Think about that for a moment. Are you living fully into who you want to be in the world?

If this resonates with you there’s good news: as a people of faith we believe that it is never too late to grow into who you are called to be. Even better, City Square wants to help you do just that!

See folks, the church has been struggling for centuries with the cognitive dissonance that exists between the ideal God calls us to and the imperfect people we are and, while we’ve yet to get it right, we have gained a great deal of wisdom about what it means to live in this tension that might be useful to you in your own journey.

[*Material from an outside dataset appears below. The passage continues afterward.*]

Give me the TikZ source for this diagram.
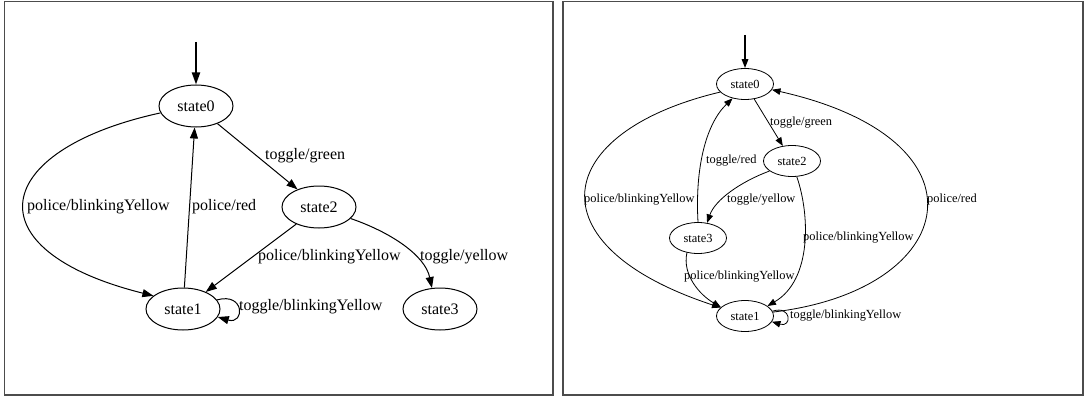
\documentclass[tikz,border=0pt]{standalone}
\usepackage{fontspec}
\setmainfont{Liberation Serif}
\usetikzlibrary{shapes.geometric,arrows.meta}

\tikzset{
  frame/.style={draw=black!70, line width=1.5pt},
  bigstate/.style={ellipse, draw, line width=1pt, inner sep=0pt,
    minimum width=74pt, minimum height=42pt,
    font=\fontsize{16}{18}\selectfont},
  smallstate/.style={ellipse, draw, line width=0.8pt, inner sep=0pt,
    minimum width=57pt, minimum height=31pt,
    font=\fontsize{12.4}{14}\selectfont},
  bigedge/.style={line width=1pt, -{Triangle[length=11pt,width=8pt]}},
  smalledge/.style={line width=0.8pt, -{Triangle[length=8.5pt,width=6.5pt]}},
  bigstart/.style={line width=2pt, -{Triangle[length=12pt,width=8pt]}},
  smallstart/.style={line width=1.6pt, -{Triangle[length=9pt,width=6.5pt]}},
  biglabel/.style={anchor=west, inner sep=0pt, font=\fontsize{16}{18}\selectfont},
  smalllabel/.style={anchor=west, inner sep=0pt, font=\fontsize{12.4}{14}\selectfont},
}

\begin{document}
\begin{tikzpicture}[x=1pt, y=-1pt]
\useasboundingbox (0,0) rectangle (1084,396);
\fill[white] (0,0) rectangle (1084,396);

% two framed panels
\draw[frame] (4.5,1.5) rectangle (553,395);
\draw[frame] (563,1.5) rectangle (1083,395);

% ---------- first machine ----------
\node[bigstate] (l0) at (196,106) {state0};
\node[bigstate] (l2) at (319,207) {state2};
\node[bigstate] (l1) at (183,309) {state1};
\node[bigstate] (l3) at (440,309) {state3};
\coordinate (li) at (196,42);

\draw[bigstart] (li) -- (l0.north);
\draw[bigedge] (l0.191) .. controls (-10,150) and (-30,250) .. (l1.156);
\draw[bigedge] (l1) -- (l0);
\draw[bigedge] (l0) -- (l2);
\draw[bigedge] (l2) -- (l1);
\draw[bigedge] (l2.340) .. controls (390,232) and (425,255) .. (l3.111);
\draw[bigedge] (l1.15) .. controls (245,292) and (245,325) .. (l1.-13);

\node[biglabel] (lt1) at (265,156) {toggle/green};
\node[biglabel] (lt2) at (27,207) {police/blinkingYellow};
\node[biglabel] (lt3) at (192,207) {police/red};
\node[biglabel] (lt4) at (258,257) {police/blinkingYellow};
\node[biglabel] (lt5) at (420,257) {toggle/yellow};
\node[biglabel] (lt6) at (239,307) {toggle/blinkingYellow};

% ---------- second machine ----------
\node[smallstate] (r0) at (745,84) {state0};
\node[smallstate] (r2) at (792,161) {state2};
\node[smallstate] (r3) at (698,238) {state3};
\node[smallstate] (r1) at (745,316) {state1};
\coordinate (ri) at (745,35);

\draw[smallstart] (ri) -- (r0.north);
\draw[smalledge] (r0.198) .. controls (552,132) and (530,245) .. (r1.161);
\draw[smalledge] (r3.90) .. controls (695,170) and (705,125) .. (r0.229);
\draw[smalledge] (r0) -- (r2);
\draw[smalledge] (r2.204) .. controls (740,182) and (715,200) .. (r3.59);
\draw[smalledge] (r2.287) .. controls (810,215) and (812,280) .. (r1.24);
\draw[smalledge] (r3.233) .. controls (682,275) and (700,295) .. (r1.160);
\draw[smalledge] (r1.8) .. controls (960,290) and (995,140) .. (r0.348);
\draw[smalledge] (r1.10) .. controls (792,305) and (792,328) .. (r1.-12);

\node[smalllabel] (rt1) at (770,123) {toggle/green};
\node[smalllabel] (rt2) at (706,161) {toggle/red};
\node[smalllabel] (rt3) at (584,200) {police/blinkingYellow};
\node[smalllabel] (rt4) at (727,200) {toggle/yellow};
\node[smalllabel] (rt5) at (927,200) {police/red};
\node[smalllabel] (rt6) at (803,238) {police/blinkingYellow};
\node[smalllabel] (rt7) at (684,277) {police/blinkingYellow};
\node[smalllabel] (rt8) at (790,316) {toggle/blinkingYellow};
\end{tikzpicture}
\end{document}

So if you’re a thinking person think about it, and if you’re a praying person pray about it. Who are you? Are you a kind person? A loving person? A brave person? Are you a person who takes time to care for others? Are you a person who takes time to care for yourself? Are you generous? Are you spiritual? Are you a leader? Are you a person of peace? Would the people around you recognize those things about you? What do you do each and every day to become a little more the person you want to be?

As you wrestle with these questions I hope you’ll share your reflections with us and help us hold a mirror up to ourselves so that, together, we can become more intentional about growing into who we are called to be as a community.

Welcome to the journey. Welcome to City Square Church.